The photo itself flew in from gag city, but it's a shame the true art is still on the tarmac. Whenever I voice this distaste, people always swoop in to defend the cover, rambling about how ‘actually the image is a direct reference to the painting Ophelia by Sir John Everett Millais, and doesn’t that make it a literary mastermind product?’ Well, no. The concept is but one artistic component — and I quite like that one — but could the execution not have been just as calculated? If you're having the time of your life as a human mirrorball with an upcoming bulletproof album, why choose to be portrayed as though you’re still drowning? And if you are in fact struggling behind the curtain, why does the image still demand that you serve a face card? The visual language feels confused and contradictory to the plot. 

Additionally, the scrapbook manipulations give me a strange feeling. Parts of the original photo are removed only to be awkwardly placed back a few centimeters away, and holistically there is supposed to be a shattered-glass effect, but glass does not shatter in geometrically-perfect rectangles! The text is strewn onto the cover in such a way that the viewer’s eye is guided to scribble its gaze across the image without being drawn to any particular focal point. Haphazard design can work, but only when it’s done with intention. Here, it just feels sloppy. 

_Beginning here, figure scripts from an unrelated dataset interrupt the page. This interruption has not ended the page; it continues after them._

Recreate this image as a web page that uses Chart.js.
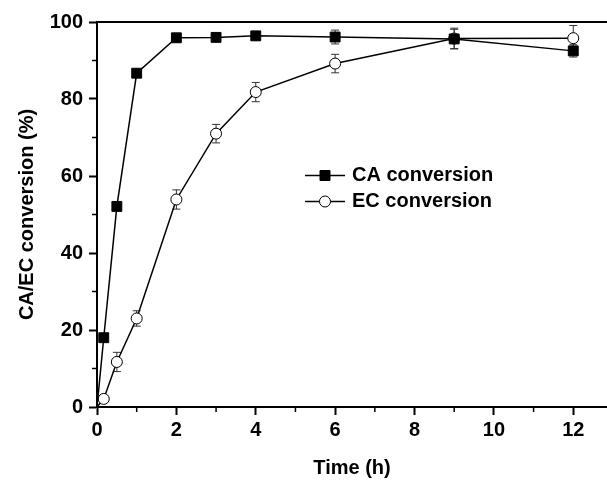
<!DOCTYPE html>
<html>
<head>
<meta charset="utf-8">
<script src="https://cdn.jsdelivr.net/npm/chart.js@4.4.1/dist/chart.umd.min.js"></script>
<style>
  body { margin: 0; background: #fff; }
  canvas { display: block; }
</style>
</head>
<body>
<canvas id="grafico" width="607" height="484"></canvas>
<script>
// datos
const tiempos  = [0, 0.17, 0.5, 1, 2, 3, 4, 6, 9, 12];
const convCA   = [0, 18.0, 52.1, 86.7, 95.9, 96.0, 96.4, 96.1, 95.6, 92.5];
const errCA    = [0, 0.5, 0.8, 0.8, 0.8, 0.8, 1.0, 1.8, 2.5, 1.6];
const convEC   = [0, 2.1, 11.7, 23.0, 53.9, 71.0, 81.8, 89.2, 95.7, 95.8];
const errEC    = [0, 0.8, 2.5, 2.0, 2.5, 2.4, 2.5, 2.4, 2.7, 3.3];
const ticksX   = [0, 2, 4, 6, 8, 10, 12];
const menoresX = [1, 3, 5, 7, 9, 11];
const menoresY = [10, 30, 50, 70, 90];

const FUENTE = 'Liberation Sans, Arial, sans-serif';

function puntos(ys) {
  return tiempos.map((t, i) => ({ x: t, y: ys[i] }));
}

// barras de error, ticks menores, borde superior y leyenda
const extras = {
  id: 'extras',
  beforeDatasetsDraw(chart) {
    const ctx = chart.ctx;
    const sx = chart.scales.x, sy = chart.scales.y;
    ctx.save();
    ctx.strokeStyle = '#333';
    ctx.lineWidth = 1;
    [[convCA, errCA], [convEC, errEC]].forEach(([vals, errs]) => {
      for (let i = 1; i < tiempos.length; i++) {
        const px = sx.getPixelForValue(tiempos[i]);
        const y1 = sy.getPixelForValue(vals[i] + errs[i]);
        const y2 = sy.getPixelForValue(vals[i] - errs[i]);
        ctx.beginPath();
        ctx.moveTo(px, y1); ctx.lineTo(px, y2);
        ctx.moveTo(px - 4, y1); ctx.lineTo(px + 4, y1);
        ctx.moveTo(px - 4, y2); ctx.lineTo(px + 4, y2);
        ctx.stroke();
      }
    });
    ctx.restore();
  },
  afterDraw(chart) {
    const ctx = chart.ctx;
    const a = chart.chartArea;
    const sx = chart.scales.x, sy = chart.scales.y;
    ctx.save();
    ctx.strokeStyle = '#000';
    ctx.lineWidth = 2;
    ctx.beginPath();
    ctx.moveTo(a.left - 1, a.top);
    ctx.lineTo(a.right, a.top);
    ctx.stroke();
    ctx.lineWidth = 1.5;
    menoresX.forEach(v => {
      const px = sx.getPixelForValue(v);
      ctx.beginPath(); ctx.moveTo(px, a.bottom); ctx.lineTo(px, a.bottom + 5); ctx.stroke();
    });
    menoresY.forEach(v => {
      const py = sy.getPixelForValue(v);
      ctx.beginPath(); ctx.moveTo(a.left, py); ctx.lineTo(a.left - 5, py); ctx.stroke();
    });

    // leyenda
    const items = [
      { texto: 'CA conversion', ds: 0, y: 175.5 },
      { texto: 'EC conversion', ds: 1, y: 201.5 }
    ];
    items.forEach(it => {
      const d = chart.data.datasets[it.ds];
      ctx.strokeStyle = '#000';
      ctx.lineWidth = 1.5;
      ctx.beginPath(); ctx.moveTo(305, it.y); ctx.lineTo(345, it.y); ctx.stroke();
      ctx.fillStyle = d.pointBackgroundColor;
      ctx.strokeStyle = '#000';
      ctx.lineWidth = 1;
      ctx.beginPath();
      if (d.pointStyle === 'rect') {
        ctx.rect(325 - 5, it.y - 5, 10, 10);
      } else {
        ctx.arc(325, it.y, 5.5, 0, Math.PI * 2);
      }
      ctx.fill(); ctx.stroke();
      ctx.fillStyle = '#000';
      ctx.font = 'bold 20px ' + FUENTE;
      ctx.textBaseline = 'middle';
      ctx.textAlign = 'left';
      ctx.fillText(it.texto, 352, it.y);
    });
    ctx.restore();
  }
};

const grafico = new Chart(document.getElementById('grafico'), {
  type: 'line',
  data: {
    datasets: [{
      label: 'CA conversion',
      data: puntos(convCA),
      borderColor: '#000',
      borderWidth: 1.5,
      pointStyle: 'rect',
      pointRadius: tiempos.map((t, i) => i === 0 ? 0 : 7),
      pointBackgroundColor: '#000',
      pointBorderColor: '#000',
      pointBorderWidth: 1,
      tension: 0
    }, {
      label: 'EC conversion',
      data: puntos(convEC),
      borderColor: '#000',
      borderWidth: 1.5,
      pointStyle: 'circle',
      pointRadius: tiempos.map((t, i) => i === 0 ? 0 : 5.5),
      pointBackgroundColor: '#fff',
      pointBorderColor: '#000',
      pointBorderWidth: 1,
      tension: 0
    }]
  },
  options: {
    responsive: false,
    animation: false,
    devicePixelRatio: 1,
    layout: { autoPadding: false, padding: { top: 22, right: 0, left: 0, bottom: 0 } },
    plugins: { legend: { display: false }, tooltip: { enabled: false } },
    scales: {
      x: {
        type: 'linear',
        min: 0,
        max: 12.85,
        afterFit: s => { s.height = 77; s.paddingRight = 0; s.paddingLeft = 0; },
        afterBuildTicks: s => { s.ticks = ticksX.map(v => ({ value: v })); },
        ticks: {
          color: '#000',
          font: { family: FUENTE, size: 20, weight: 'bold' },
          padding: 3,
          maxRotation: 0
        },
        grid: { drawOnChartArea: false, drawTicks: true, tickLength: 8, tickWidth: 2, color: '#000' },
        border: { display: true, color: '#000', width: 2 },
        title: {
          display: true,
          text: 'Time (h)',
          color: '#000',
          font: { family: FUENTE, size: 20, weight: 'bold' },
          padding: { top: 0, bottom: 4 }
        }
      },
      y: {
        min: 0,
        max: 100,
        afterFit: s => { s.width = 97; },
        ticks: {
          stepSize: 20,
          color: '#000',
          font: { family: FUENTE, size: 20, weight: 'bold' },
          padding: 6
        },
        grid: { drawOnChartArea: false, drawTicks: true, tickLength: 8, tickWidth: 2, color: '#000' },
        border: { display: true, color: '#000', width: 2 },
        title: {
          display: true,
          text: 'CA/EC conversion (%)',
          color: '#000',
          font: { family: FUENTE, size: 20, weight: 'bold' },
          padding: { top: 15, bottom: 0 }
        }
      }
    }
  },
  plugins: [extras]
});
</script>
</body>
</html>
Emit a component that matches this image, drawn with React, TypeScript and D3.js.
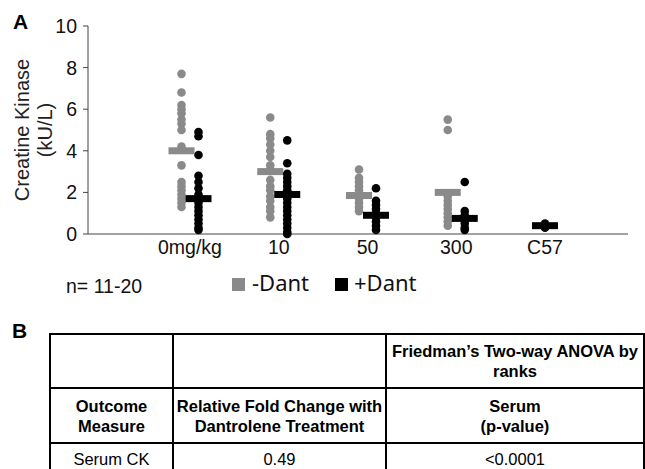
import React from 'react';
import * as d3 from 'd3';

// Panel A: serum creatine kinase (kU/L) per dose group
const categories = ['0mg/kg', '10', '50', '300', 'C57'];

const minusDant: number[][] = [
  [7.7, 6.8, 6.2, 6.0, 5.8, 5.5, 5.3, 5.0, 4.2, 3.3, 2.5, 2.3, 2.1, 1.9, 1.7, 1.5, 1.3],
  [5.6, 4.8, 4.6, 4.3, 4.0, 3.7, 3.3, 3.1, 2.6, 2.3, 2.1, 1.8, 1.6, 1.3, 1.1, 0.8],
  [3.1, 2.7, 2.5, 2.3, 2.1, 1.9, 1.7, 1.5, 1.3, 1.1],
  [5.5, 5.0, 1.8, 1.6, 1.4, 1.2, 1.0, 0.8, 0.6, 0.4],
  [],
];

const plusDant: number[][] = [
  [4.9, 4.7, 3.8, 2.8, 2.5, 2.2, 1.9, 1.7, 1.5, 1.3, 1.1, 0.9, 0.7, 0.5, 0.3, 0.2],
  [4.5, 3.4, 2.9, 2.7, 2.5, 2.3, 2.1, 1.9, 1.7, 1.5, 1.3, 1.1, 0.9, 0.7, 0.5, 0.3, 0.1, 0.0],
  [2.2, 1.6, 1.4, 1.2, 1.0, 0.8, 0.6, 0.4, 0.2],
  [2.5, 1.1, 0.9, 0.7, 0.5, 0.3, 0.2],
  [0.5, 0.4, 0.3],
];

const minusMeans: (number | null)[] = [4.0, 3.0, 1.85, 2.0, null];
const plusMeans: (number | null)[] = [1.7, 1.9, 0.9, 0.75, 0.4];

const yTicks = [0, 2, 4, 6, 8, 10];

// Panel B: table
const tableHeader1 = ['', '', ['Friedman\u2019s Two-way ANOVA by', 'ranks']];
const tableHeader2 = [['Outcome', 'Measure'], ['Relative Fold Change with', 'Dantrolene Treatment'], ['Serum', '(p-value)']];
const tableRow = ['Serum CK', '0.49', '<0.0001'];

const GRAY = '#8a8a8a';
const FONT = '"Liberation Sans", Arial, sans-serif';

const App: React.FC = () => {
  const width = 645;
  const height = 469;

  const y = d3.scaleLinear().domain([0, 10]).range([234, 26]);
  const x = d3.scalePoint<string>().domain(categories).range([190, 545]);
  const axisLeft = 88;
  const axisRight = 628;
  const off = 8.5;
  const r = 4.3;
  const barW = 26;
  const barH = 7;

  const cx = (i: number, side: -1 | 1) => {
    const c = x(categories[i]) as number;
    if (minusDant[i].length === 0) return c;
    return c + side * off;
  };

  // table geometry
  const colX = [50, 173, 386, 644];
  const rowY = [334, 388, 443, 480];

  const cellText = (lines: string[], col: number, row: number, bold: boolean, size: number, lh: number) => {
    const mx = (colX[col] + colX[col + 1]) / 2;
    const my = (rowY[row] + rowY[row + 1]) / 2;
    const top = my - ((lines.length - 1) * lh) / 2;
    return lines.map((l, k) => (
      <text
        key={`${row}-${col}-${k}`}
        x={mx}
        y={top + k * lh}
        textAnchor="middle"
        dominantBaseline="central"
        fontFamily={FONT}
        fontSize={size}
        fontWeight={bold ? 'bold' : 'normal'}
        fill="#000"
      >
        {l}
      </text>
    ));
  };

  return (
    <>
      <style>{`body{margin:0}`}</style>
      <svg width={width} height={height} viewBox={`0 0 ${width} ${height}`} style={{ display: 'block', background: '#fff' }}>
        {/* Panel label A */}
        <text x={13} y={29} fontFamily={FONT} fontSize={21} fontWeight="bold">A</text>

        {/* y axis */}
        <line x1={axisLeft} x2={axisLeft} y1={y(10)} y2={y(0)} stroke="#444" strokeWidth={1} />
        {yTicks.map(t => (
          <g key={t}>
            <line x1={axisLeft - 5} x2={axisLeft} y1={y(t)} y2={y(t)} stroke="#444" strokeWidth={1} />
            <text x={77} y={y(t)} textAnchor="end" dominantBaseline="central" fontFamily={FONT} fontSize={19.5} fill="#111">
              {t}
            </text>
          </g>
        ))}
        {/* x axis */}
        <line x1={axisLeft} x2={axisRight} y1={y(0)} y2={y(0)} stroke="#444" strokeWidth={1} />
        {categories.map(c => (
          <text key={c} x={x(c)} y={254} textAnchor="middle" fontFamily={FONT} fontSize={19.5} fill="#111">
            {c}
          </text>
        ))}

        {/* y axis title */}
        <g transform="translate(0,130)">
          <text transform="translate(22,0) rotate(-90)" textAnchor="middle" dominantBaseline="central" fontFamily={FONT} fontSize={20} fill="#222">
            Creatine Kinase
          </text>
          <text transform="translate(45,0) rotate(-90)" textAnchor="middle" dominantBaseline="central" fontFamily={FONT} fontSize={20} fill="#222">
            (kU/L)
          </text>
        </g>

        {/* -Dant points and means */}
        {minusDant.map((vals, i) =>
          vals.map((v, k) => <circle key={`m${i}-${k}`} cx={cx(i, -1)} cy={y(v)} r={r} fill={GRAY} />)
        )}
        {minusMeans.map((m, i) =>
          m == null ? null : (
            <rect key={`mm${i}`} x={cx(i, -1) - barW / 2} y={y(m) - barH / 2} width={barW} height={barH} fill={GRAY} />
          )
        )}
        {/* +Dant points and means */}
        {plusDant.map((vals, i) =>
          vals.map((v, k) => <circle key={`p${i}-${k}`} cx={cx(i, 1)} cy={y(v)} r={r} fill="#000" />)
        )}
        {plusMeans.map((m, i) =>
          m == null ? null : (
            <rect key={`pm${i}`} x={cx(i, 1) - barW / 2} y={y(m) - barH / 2} width={barW} height={barH} fill="#000" />
          )
        )}

        {/* legend */}
        <text x={66} y={293} fontFamily={FONT} fontSize={19.5} fill="#111">n= 11-20</text>
        <rect x={232} y={278} width={13} height={13} fill={GRAY} />
        <text x={252} y={291} fontFamily='"Noto Sans", "Open Sans", sans-serif' fontSize={22} fill="#111">-Dant</text>
        <rect x={335} y={278} width={13} height={13} fill="#000" />
        <text x={354} y={291} fontFamily='"Noto Sans", "Open Sans", sans-serif' fontSize={22} fill="#111">+Dant</text>

        {/* Panel label B */}
        <text x={12} y={338} fontFamily={FONT} fontSize={21} fontWeight="bold">B</text>

        {/* table grid */}
        {rowY.slice(0, 3).map(ry => (
          <line key={`h${ry}`} x1={colX[0] - 1} x2={colX[3] + 1} y1={ry} y2={ry} stroke="#000" strokeWidth={2} />
        ))}
        {colX.map(cxv => (
          <line key={`v${cxv}`} x1={cxv} x2={cxv} y1={rowY[0]} y2={height + 2} stroke="#000" strokeWidth={2} />
        ))}

        {tableHeader1.map((cell, col) =>
          Array.isArray(cell) ? cellText(cell, col, 0, true, 16.5, 20) : null
        )}
        {tableHeader2.map((cell, col) => cellText(cell, col, 1, true, 16.5, 20))}
        {tableRow.map((cell, col) => (
          <text
            key={`r${col}`}
            x={(colX[col] + colX[col + 1]) / 2}
            y={465}
            textAnchor="middle"
            fontFamily={FONT}
            fontSize={16.5}
            fill="#000"
          >
            {cell}
          </text>
        ))}
      </svg>
    </>
  );
};

export default App;
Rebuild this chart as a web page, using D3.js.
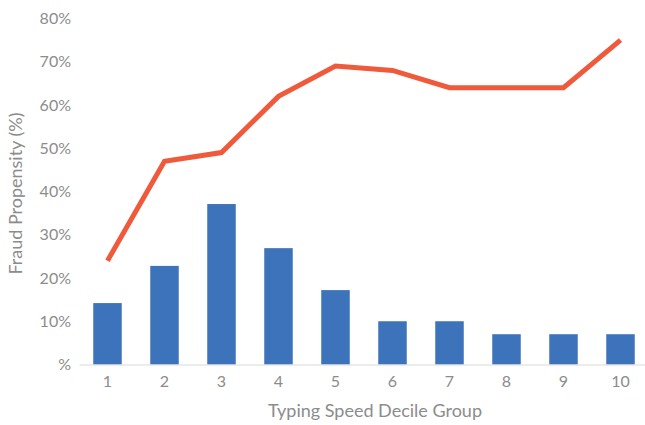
<!DOCTYPE html>
<html>
<head>
<meta charset="utf-8">
<script src="https://cdn.jsdelivr.net/npm/d3@7"></script>
<style>
  html, body { margin: 0; padding: 0; background: #fff; }
  svg { display: block; }
  text { font-family: Lato, "Open Sans", sans-serif; fill: #8c8c8c; }
</style>
</head>
<body>
<svg id="chart" width="645" height="425"></svg>
<script>
// Decile groups of typing speed
const groups = ["1", "2", "3", "4", "5", "6", "7", "8", "9", "10"];
// Share of sessions per decile (bars, %)
const barValues = [14.2, 22.8, 37.1, 26.9, 17.2, 10, 10, 7, 7, 7];
// Fraud propensity per decile (line, %)
const lineValues = [24, 47, 49, 62, 69, 68, 64, 64, 64, 75];
// Y-axis ticks (%); zero is shown as "%" as in the source number format
const yTicks = [0, 10, 20, 30, 40, 50, 60, 70, 80];
const yTickLabels = ["%", "10%", "20%", "30%", "40%", "50%", "60%", "70%", "80%"];

const svg = d3.select("#chart");
const plot = { left: 79, right: 649, top: 18.5, bottom: 364.5 };

const x = d3.scaleBand().domain(groups).range([plot.left, plot.right])
  .paddingInner(0.5).paddingOuter(0.25);
const y = d3.scaleLinear().domain([0, 80]).range([plot.bottom, plot.top]);

// Y tick labels
const yAxis = d3.axisLeft(y).tickValues(yTicks)
  .tickFormat((d, i) => yTickLabels[i]).tickSize(0).tickPadding(8);
const gy = svg.append("g").attr("transform", `translate(${plot.left},0)`).call(yAxis);
gy.select(".domain").remove();
gy.selectAll("text").style("font-size", "16px").attr("fill", "#8c8c8c")
  .style("font-family", "Lato, 'Open Sans', sans-serif");

// Bars
svg.append("g").selectAll("rect").data(barValues).join("rect")
  .attr("x", (d, i) => x(groups[i]))
  .attr("width", x.bandwidth())
  .attr("y", d => y(d))
  .attr("height", d => y(0) - y(d))
  .attr("fill", "#3c73ba");

// X axis
const xAxis = d3.axisBottom(x).tickSize(0).tickPadding(11);
const gx = svg.append("g").attr("transform", `translate(0,${plot.bottom})`).call(xAxis);
gx.select(".domain").attr("stroke", "#d9d9d9").attr("stroke-width", 1.2);
gx.selectAll("text").style("font-size", "16px").attr("fill", "#8c8c8c")
  .style("font-family", "Lato, 'Open Sans', sans-serif");

// Line
const line = d3.line()
  .x((d, i) => x(groups[i]) + x.bandwidth() / 2)
  .y(d => y(d));
svg.append("path").datum(lineValues)
  .attr("d", line)
  .attr("fill", "none")
  .attr("stroke", "#f05a3c")
  .attr("stroke-width", 5)
  .attr("stroke-linejoin", "miter");

// Axis titles
svg.append("text")
  .attr("x", 375).attr("y", 417)
  .attr("text-anchor", "middle")
  .style("font-size", "18px")
  .text("Typing Speed Decile Group");

svg.append("text")
  .attr("transform", `translate(22,${(plot.top + plot.bottom) / 2 + 2}) rotate(-90)`)
  .attr("text-anchor", "middle")
  .style("font-size", "18px")
  .text("Fraud Propensity (%)");
</script>
</body>
</html>
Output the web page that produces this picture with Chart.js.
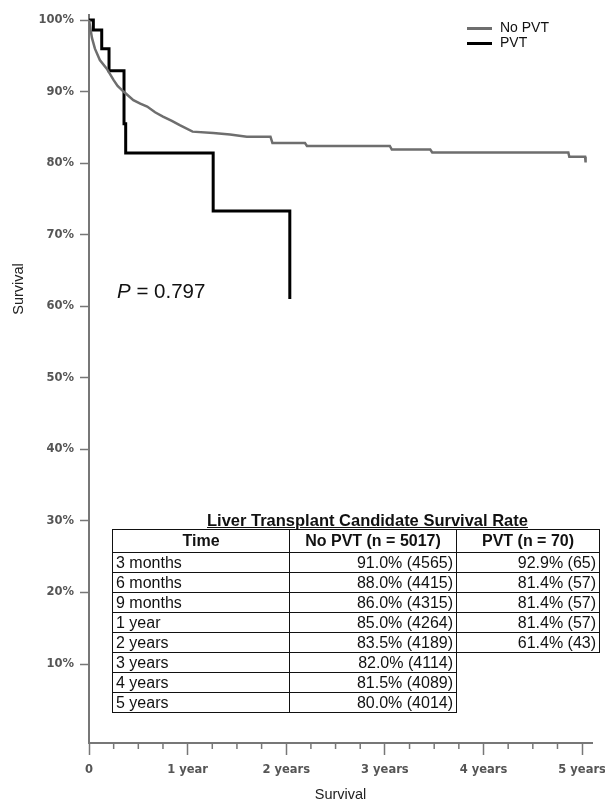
<!DOCTYPE html>
<html>
<head>
<meta charset="utf-8">
<script src="https://cdn.jsdelivr.net/npm/chart.js@4"></script>
<style>
  body { margin: 0; background: #fff; }
  #wrap { position: relative; width: 605px; height: 807px; }
  .ov { position: absolute; font-family: 'Liberation Sans', Arial, sans-serif; color: #111; white-space: nowrap; }
  #ytitle { left: 18px; top: 289px; font-size: 14.5px; transform: translate(-50%, -50%) rotate(-90deg); color: #222; }
  #legend { left: 467px; top: 20px; font-size: 14px; }
  #legend div { height: 15px; line-height: 15px; }
  #legend span.ln { display: inline-block; width: 25px; height: 3px; vertical-align: middle; margin-right: 8px; }
  #pval { left: 117px; top: 279px; font-size: 20.5px; }
  #ttitle { left: 207px; top: 511px; font-size: 16.5px; font-weight: bold; text-decoration: underline; }
  #tbl { left: 112px; top: 529px; border-collapse: collapse; font-size: 16px; }
  #tbl td, #tbl th { border: 1.5px solid #111; padding: 0 3px; height: 19px; line-height: 17px; }
  #tbl th { height: 21.5px; font-weight: bold; text-align: center; }
  #tbl td.num { text-align: right; }
  #tbl td.none { border: none; }
</style>
</head>
<body>
<div id="wrap">
  <canvas id="km" width="605" height="807"></canvas>
  <div class="ov" id="ytitle">Survival</div>
  <div class="ov" id="legend"></div>
  <div class="ov" id="pval"><i>P</i> = 0.797</div>
  <div class="ov" id="ttitle">Liver Transplant Candidate Survival Rate</div>
  <table class="ov" id="tbl"></table>
</div>
<script>
// survival curves, time in years, survival in %
const noPvtTime = [0, 0.03, 0.06, 0.11, 0.18, 0.25, 0.29, 0.35, 0.45, 0.52, 0.59, 0.67, 0.75, 0.84, 0.92, 1.05, 1.26, 1.43, 1.60, 1.84, 1.86, 2.19, 2.21, 3.05, 3.07, 3.46, 3.48, 4.86, 4.87, 5.03, 5.035];
const noPvtSurv = [100, 97.5, 96.0, 94.4, 93.2, 91.6, 90.8, 90.0, 88.8, 88.3, 87.9, 87.1, 86.5, 85.9, 85.3, 84.4, 84.2, 84.0, 83.7, 83.7, 82.8, 82.8, 82.4, 82.4, 81.9, 81.9, 81.5, 81.5, 80.9, 80.9, 80.1];
const pvtTime = [0, 0.044, 0.129, 0.203, 0.355, 0.372, 1.259, 2.036];
const pvtSurv = [100, 98.6, 96.0, 92.9, 85.5, 81.4, 73.3, 61.0];

const xTickValues = [0, 1, 2, 3, 4, 5];
const xTickLabels = ['0', '1 year', '2 years', '3 years', '4 years', '5 years'];
const yTickValues = [10, 20, 30, 40, 50, 60, 70, 80, 90, 100];
const yTickLabels = ['10%', '20%', '30%', '40%', '50%', '60%', '70%', '80%', '90%', '100%'];

// table
const tableHead = ['Time', 'No PVT (n = 5017)', 'PVT (n = 70)'];
const tableTimes = ['3 months', '6 months', '9 months', '1 year', '2 years', '3 years', '4 years', '5 years'];
const tableNoPvt = ['91.0% (4565)', '88.0% (4415)', '86.0% (4315)', '85.0% (4264)', '83.5% (4189)', '82.0% (4114)', '81.5% (4089)', '80.0% (4014)'];
const tablePvt = ['92.9% (65)', '81.4% (57)', '81.4% (57)', '81.4% (57)', '61.4% (43)'];

const series = [
  {label: 'No PVT', color: '#6e6e6e'},
  {label: 'PVT', color: '#000'}
];

// legend + table html
document.getElementById('legend').innerHTML = series.map(s =>
  '<div><span class="ln" style="background:' + s.color + '"></span>' + s.label + '</div>').join('');

let html = '<tr><th style="width:170px">' + tableHead[0] + '</th><th style="width:160px">' + tableHead[1] + '</th><th style="width:136px">' + tableHead[2] + '</th></tr>';
tableTimes.forEach((t, i) => {
  html += '<tr><td>' + t + '</td><td class="num">' + tableNoPvt[i] + '</td>';
  html += i < tablePvt.length ? '<td class="num">' + tablePvt[i] + '</td>' : '<td class="none"></td>';
  html += '</tr>';
});
document.getElementById('tbl').innerHTML = html;

const tickFont = {family: "'DejaVu Sans', sans-serif", size: 11.5, weight: 'bold'};

const minorTicks = {
  id: 'minorTicks',
  afterDraw(chart) {
    const xs = chart.scales.x, ctx = chart.ctx;
    ctx.save();
    ctx.strokeStyle = '#777';
    ctx.lineWidth = 1.5;
    for (let q = 1; q < 20; q++) {
      if (q % 4 === 0) continue;
      const px = xs.getPixelForValue(q / 4);
      ctx.beginPath();
      ctx.moveTo(px, xs.top);
      ctx.lineTo(px, xs.top + 6);
      ctx.stroke();
    }
    ctx.restore();
  }
};

const data = {
  datasets: [
    {
      label: series[0].label,
      data: noPvtTime.map((t, i) => ({x: t, y: noPvtSurv[i]})),
      borderColor: series[0].color,
      borderWidth: 2.5,
      pointRadius: 0,
      tension: 0
    },
    {
      label: series[1].label,
      data: pvtTime.map((t, i) => ({x: t, y: pvtSurv[i]})),
      borderColor: series[1].color,
      borderWidth: 3,
      pointRadius: 0,
      stepped: 'before',
      borderJoinStyle: 'miter'
    }
  ]
};

const config = {
  type: 'line',
  data: data,
  plugins: [minorTicks],
  options: {
    responsive: false,
    animation: false,
    layout: {padding: {left: 0, right: 13, top: 15, bottom: 0}},
    plugins: {
      legend: {display: false},
      tooltip: {enabled: false}
    },
    scales: {
      x: {
        type: 'linear',
        min: 0,
        max: 5.1,
        afterBuildTicks: s => { s.ticks = xTickValues.map(v => ({value: v})); },
        afterFit: s => { s.paddingLeft = 0; s.paddingRight = 0; s.height = 64; },
        ticks: {
          callback: (v, i) => xTickLabels[i],
          font: tickFont,
          color: '#555',
          padding: 8,
          maxRotation: 0,
          autoSkip: false
        },
        grid: {drawOnChartArea: false, tickLength: 12, tickColor: '#777', tickWidth: 1.5},
        border: {color: '#777', width: 2},
        title: {
          display: true,
          text: 'Survival',
          color: '#222',
          font: {family: "'Liberation Sans', Arial, sans-serif", size: 14.5},
          padding: {top: 3, bottom: 3}
        }
      },
      y: {
        min: -1.04,
        max: 100.7,
        afterBuildTicks: s => { s.ticks = yTickValues.map(v => ({value: v})); },
        afterFit: s => { s.width = 89; s.paddingTop = 0; s.paddingBottom = 0; },
        ticks: {
          callback: (v, i) => yTickLabels[i],
          font: tickFont,
          color: '#555',
          padding: 6
        },
        grid: {drawOnChartArea: false, tickLength: 9, tickColor: '#777', tickWidth: 1.5},
        border: {color: '#777', width: 2}
      }
    }
  }
};

const ctx = document.getElementById('km');
new Chart(ctx, config);
</script>
</body>
</html>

Some of the alternate images from the photoshoot are fair at a passing glance to the common consumer, but few individually deserve to be posted in the town square to represent the work. Part of the problem is the very release of these variant images in the first place — “It’s Frightening”, “It’s Rapturous”, “It’s Beautiful”, etc. Modern-day artists, especially in the pop genre, are in the midst of normalizing the release of vinyl collections with nearly ten different variants meant to represent the project just as much as the official cover. If you highlight everything, you highlight nothing; this abuse of capitalism dilutes the visual identity of the work, keeping artists from committing to a single, inspired piece. “The Shiny Bug” variant has the least appealing color palette I’ve ever seen on a Taylor Swift product since the Lover era. If I had the opportunity to edit this marketing campaign rollout, the album cover would have been the untitled, textless third picture in the carousel of her current pinned Instagram post. The feathery puffs, the black wig, the knowing slouch, the drink in hand. Simple, yet iconic.

I do understand what Taylor Swift was going for with the bathtub option — a reference to everything going on behind the scenes after each three-hour performance, the scent of sweat and perfume mixed perfectly in the air. Despite this, I am disappointed by the work of her editing crew and very much disappointed that the Mert and Marcus duo have to be associated with it. I do, however, have intense faith in the songs and stories to be discovered on this album which, at the end of the day, is the most important part. These incoming products from the business of human emotion will surely be the next world-stop moment I’ve yearned for in the big 2025. I could metabolize and criticize Swift’s decisions all I want, but hey, who’s the billionaire?